The Solution: TextAnalysisTool.NET - a program designed from the start to excel at viewing, searching, and navigating large files quickly and efficiently. TextAnalysisTool.NET provides a view of the file that you can easily manipulate (through the use of various filters) to display exactly the information you need - as you need it.

Filters: Before displaying the lines of a file, TextAnalysisTool.NET passes the lines of that file through a set of user-defined filters, dimming or hiding all lines that do not satisfy any of the filters. Filters can select only the lines that contain a sub-string, those that have been marked with a particular marker type, or those that match a regular expression. A color can be associated with each filter so lines matching a particular filter stand out and so lines matching different filters can be easily distinguished. In addition to the normal "including" filters that isolate lines of text you DO want to see, there are also "excluding" filters that can be used to suppress lines you do NOT want to see. Excluding filters are configured just like including filters but are processed afterward and remove all matching lines from the set.
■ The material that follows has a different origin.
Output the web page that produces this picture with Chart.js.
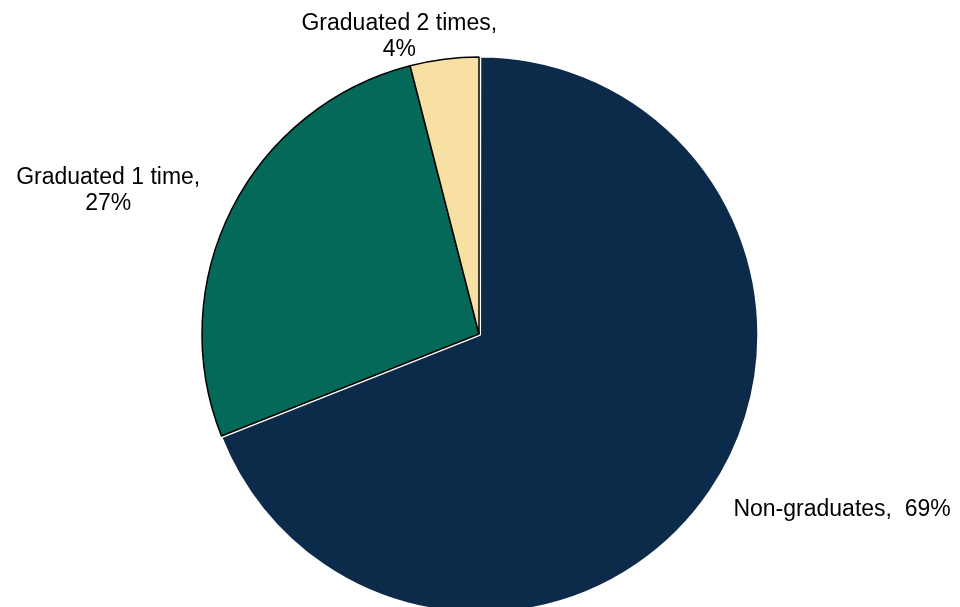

Excluding filters allow you to easily refine your search even further.

Markers: Markers are another way that TextAnalysisTool.NET makes it easy to navigate a file; you can mark any line with one or more of eight different marker types. Once lines have been marked, you can quickly navigate between similarly marked lines - or add a "marked by" filter to view only those lines.

Find: TextAnalysisTool.NET also provides a flexible "find" function that allows you to search for text anywhere within a file. This text can be a literal string or a regular expression, so it's easy to find a specific line. If you decide to turn a find string into a filter, the history feature of both dialogs makes it easy.

Summary: TextAnalysisTool.NET was written with speed and ease of use in mind throughout. It saves you time by allowing you to save and load filter sets; it lets you import text by opening a file, dragging-and-dropping a file or text from another application, or by pasting text from the clipboard; and it allows you to share the results of your filters by copying lines to the clipboard or by saving the current lines to a file. TextAnalysisTool.NET supports files encoded with ANSI, UTF-8, Unicode, and big-endian Unicode and is designed to handle large files efficiently.

I maintain a TODO list with a variety of user requests, but I thought I'd see what kind of feedback I got from releasing TextAnalysisTool.NET to the public before I decide where to go with the next release. I welcome suggestions - and problem reports - so please share them with me if you've got any!

I hope you find TextAnalysisTool.NET useful as I have!